> **Information provided**
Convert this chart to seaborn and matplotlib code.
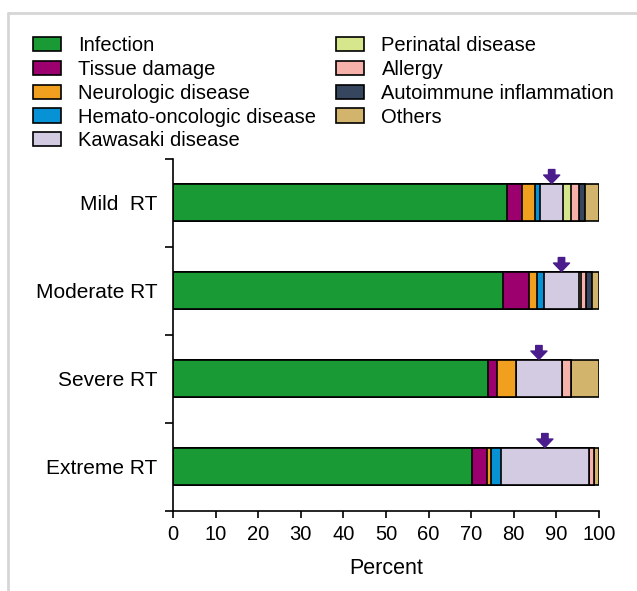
import numpy as np
import pandas as pd
import matplotlib
matplotlib.use("Agg")
import matplotlib.pyplot as plt
from matplotlib.lines import Line2D
from matplotlib.patches import Patch
import seaborn as sns

# -----------------------------------------------------------------------------
# Data (percent of cases per severity group)
# -----------------------------------------------------------------------------
severity = ["Mild  RT", "Moderate RT", "Severe RT", "Extreme RT"]
causes = ["Infection", "Tissue damage", "Neurologic disease",
          "Hemato-oncologic disease", "Kawasaki disease", "Perinatal disease",
          "Allergy", "Autoimmune inflammation", "Others"]

infection = [78.4, 77.4, 73.9, 70.1]
tissue = [3.5, 6.2, 2.1, 3.5]
neuro = [3.1, 1.8, 4.5, 1.1]
hemato = [1.2, 1.8, 0.0, 2.2]
kawasaki = [5.4, 8.0, 10.8, 20.8]
perinatal = [1.8, 0.5, 0.0, 0.0]
allergy = [2.0, 1.2, 2.1, 1.1]
autoimmune = [1.4, 1.5, 0.0, 0.0]
others = [3.2, 1.6, 6.6, 1.2]

colors = ["#1a9a35", "#9c006e", "#f0a01e", "#0792d6", "#d3cbe2",
          "#d5e68c", "#f5b1aa", "#36465e", "#d2b46c"]
arrow_color = "#4a1c8c"

# -----------------------------------------------------------------------------
# Prepare cumulative table
# -----------------------------------------------------------------------------
df = pd.DataFrame(dict(zip(causes, [infection, tissue, neuro, hemato, kawasaki,
                                    perinatal, allergy, autoimmune, others])))
df["severity"] = severity
cum = df[causes].cumsum(axis=1)
cum["severity"] = severity

# -----------------------------------------------------------------------------
# Plot
# -----------------------------------------------------------------------------
sns.set_theme(style="ticks")
plt.rcParams["font.family"] = ["Liberation Sans", "DejaVu Sans"]
plt.rcParams["text.color"] = "black"
plt.rcParams["xtick.color"] = "black"
plt.rcParams["ytick.color"] = "black"
plt.rcParams["axes.labelcolor"] = "black"

fig = plt.figure(figsize=(6.37, 5.91), dpi=100)
ax = fig.add_axes([0.2716, 0.1354, 0.6687, 0.5956])

# draw cumulative bars from last to first so each segment shows
for cause, col in reversed(list(zip(causes, colors))):
    sns.barplot(x=cause, y="severity", data=cum, color=col, orient="h",
                width=0.42, edgecolor="black", linewidth=1.2, ax=ax,
                saturation=1)

# arrows above the Kawasaki segments
kaw_mid = (cum["Hemato-oncologic disease"] + cum["Kawasaki disease"]) / 2
for i, xm in enumerate(kaw_mid):
    ax.annotate("", xy=(xm, i - 0.222), xytext=(xm, i - 0.38),
                arrowprops=dict(arrowstyle="simple,head_length=0.55,head_width=1.05,tail_width=0.42",
                                color=arrow_color, shrinkA=0, shrinkB=0,
                                mutation_scale=11))

ax.set_xlim(0, 100)
ax.set_ylim(3.5, -0.5)
ax.set_xticks(np.arange(0, 101, 10))
ax.set_yticks(np.arange(-0.5, 4, 1))
ax.set_yticklabels([])
ax.set_yticks(range(4), minor=True)
ax.set_yticklabels(severity, minor=True)
ax.tick_params(axis="y", which="minor", length=0, pad=11, labelsize=15)
ax.tick_params(axis="y", which="major", length=6, width=1.2)
ax.tick_params(axis="x", length=5, width=1.2, labelsize=14.5, pad=5)
ax.set_xlabel("Percent", fontsize=15.5, labelpad=10)
ax.set_ylabel("")
for s in ["top", "right"]:
    ax.spines[s].set_visible(False)
for s in ["left", "bottom"]:
    ax.spines[s].set_color("black")
    ax.spines[s].set_linewidth(1.2)

# legend
handles = [Patch(facecolor=c, edgecolor="black", linewidth=1.2) for c in colors]
fig.legend(handles, causes, loc="upper left", bbox_to_anchor=(0.052, 0.939),
           ncol=2, frameon=False, fontsize=14.5, handlelength=1.39,
           handleheight=0.7, handletextpad=0.85, labelspacing=0.24,
           columnspacing=1.0, borderaxespad=0, borderpad=0)

# light grey frame at top and left
fig.add_artist(Line2D([0.012, 0.012], [0.0, 0.978], color="#d6d6d6", lw=2,
                      transform=fig.transFigure))
fig.add_artist(Line2D([0.012, 1.0], [0.978, 0.978], color="#d6d6d6", lw=2,
                      transform=fig.transFigure))

plt.savefig("out.png", dpi=100)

> **Goal**
Your copy of the data above should match it exactly, except that pictures are left out.

> **Completed exercise**
Convert this chart to seaborn and matplotlib code.
import numpy as np
import pandas as pd
import matplotlib
matplotlib.use("Agg")
import matplotlib.pyplot as plt
from matplotlib.lines import Line2D
from matplotlib.patches import Patch
import seaborn as sns

# -----------------------------------------------------------------------------
# Data (percent of cases per severity group)
# -----------------------------------------------------------------------------
severity = ["Mild  RT", "Moderate RT", "Severe RT", "Extreme RT"]
causes = ["Infection", "Tissue damage", "Neurologic disease",
          "Hemato-oncologic disease", "Kawasaki disease", "Perinatal disease",
          "Allergy", "Autoimmune inflammation", "Others"]

infection = [78.4, 77.4, 73.9, 70.1]
tissue = [3.5, 6.2, 2.1, 3.5]
neuro = [3.1, 1.8, 4.5, 1.1]
hemato = [1.2, 1.8, 0.0, 2.2]
kawasaki = [5.4, 8.0, 10.8, 20.8]
perinatal = [1.8, 0.5, 0.0, 0.0]
allergy = [2.0, 1.2, 2.1, 1.1]
autoimmune = [1.4, 1.5, 0.0, 0.0]
others = [3.2, 1.6, 6.6, 1.2]

colors = ["#1a9a35", "#9c006e", "#f0a01e", "#0792d6", "#d3cbe2",
          "#d5e68c", "#f5b1aa", "#36465e", "#d2b46c"]
arrow_color = "#4a1c8c"

# -----------------------------------------------------------------------------
# Prepare cumulative table
# -----------------------------------------------------------------------------
df = pd.DataFrame(dict(zip(causes, [infection, tissue, neuro, hemato, kawasaki,
                                    perinatal, allergy, autoimmune, others])))
df["severity"] = severity
cum = df[causes].cumsum(axis=1)
cum["severity"] = severity

# -----------------------------------------------------------------------------
# Plot
# -----------------------------------------------------------------------------
sns.set_theme(style="ticks")
plt.rcParams["font.family"] = ["Liberation Sans", "DejaVu Sans"]
plt.rcParams["text.color"] = "black"
plt.rcParams["xtick.color"] = "black"
plt.rcParams["ytick.color"] = "black"
plt.rcParams["axes.labelcolor"] = "black"

fig = plt.figure(figsize=(6.37, 5.91), dpi=100)
ax = fig.add_axes([0.2716, 0.1354, 0.6687, 0.5956])

# draw cumulative bars from last to first so each segment shows
for cause, col in reversed(list(zip(causes, colors))):
    sns.barplot(x=cause, y="severity", data=cum, color=col, orient="h",
                width=0.42, edgecolor="black", linewidth=1.2, ax=ax,
                saturation=1)

# arrows above the Kawasaki segments
kaw_mid = (cum["Hemato-oncologic disease"] + cum["Kawasaki disease"]) / 2
for i, xm in enumerate(kaw_mid):
    ax.annotate("", xy=(xm, i - 0.222), xytext=(xm, i - 0.38),
                arrowprops=dict(arrowstyle="simple,head_length=0.55,head_width=1.05,tail_width=0.42",
                                color=arrow_color, shrinkA=0, shrinkB=0,
                                mutation_scale=11))

ax.set_xlim(0, 100)
ax.set_ylim(3.5, -0.5)
ax.set_xticks(np.arange(0, 101, 10))
ax.set_yticks(np.arange(-0.5, 4, 1))
ax.set_yticklabels([])
ax.set_yticks(range(4), minor=True)
ax.set_yticklabels(severity, minor=True)
ax.tick_params(axis="y", which="minor", length=0, pad=11, labelsize=15)
ax.tick_params(axis="y", which="major", length=6, width=1.2)
ax.tick_params(axis="x", length=5, width=1.2, labelsize=14.5, pad=5)
ax.set_xlabel("Percent", fontsize=15.5, labelpad=10)
ax.set_ylabel("")
for s in ["top", "right"]:
    ax.spines[s].set_visible(False)
for s in ["left", "bottom"]:
    ax.spines[s].set_color("black")
    ax.spines[s].set_linewidth(1.2)

# legend
handles = [Patch(facecolor=c, edgecolor="black", linewidth=1.2) for c in colors]
fig.legend(handles, causes, loc="upper left", bbox_to_anchor=(0.052, 0.939),
           ncol=2, frameon=False, fontsize=14.5, handlelength=1.39,
           handleheight=0.7, handletextpad=0.85, labelspacing=0.24,
           columnspacing=1.0, borderaxespad=0, borderpad=0)

# light grey frame at top and left
fig.add_artist(Line2D([0.012, 0.012], [0.0, 0.978], color="#d6d6d6", lw=2,
                      transform=fig.transFigure))
fig.add_artist(Line2D([0.012, 1.0], [0.978, 0.978], color="#d6d6d6", lw=2,
                      transform=fig.transFigure))

plt.savefig("out.png", dpi=100)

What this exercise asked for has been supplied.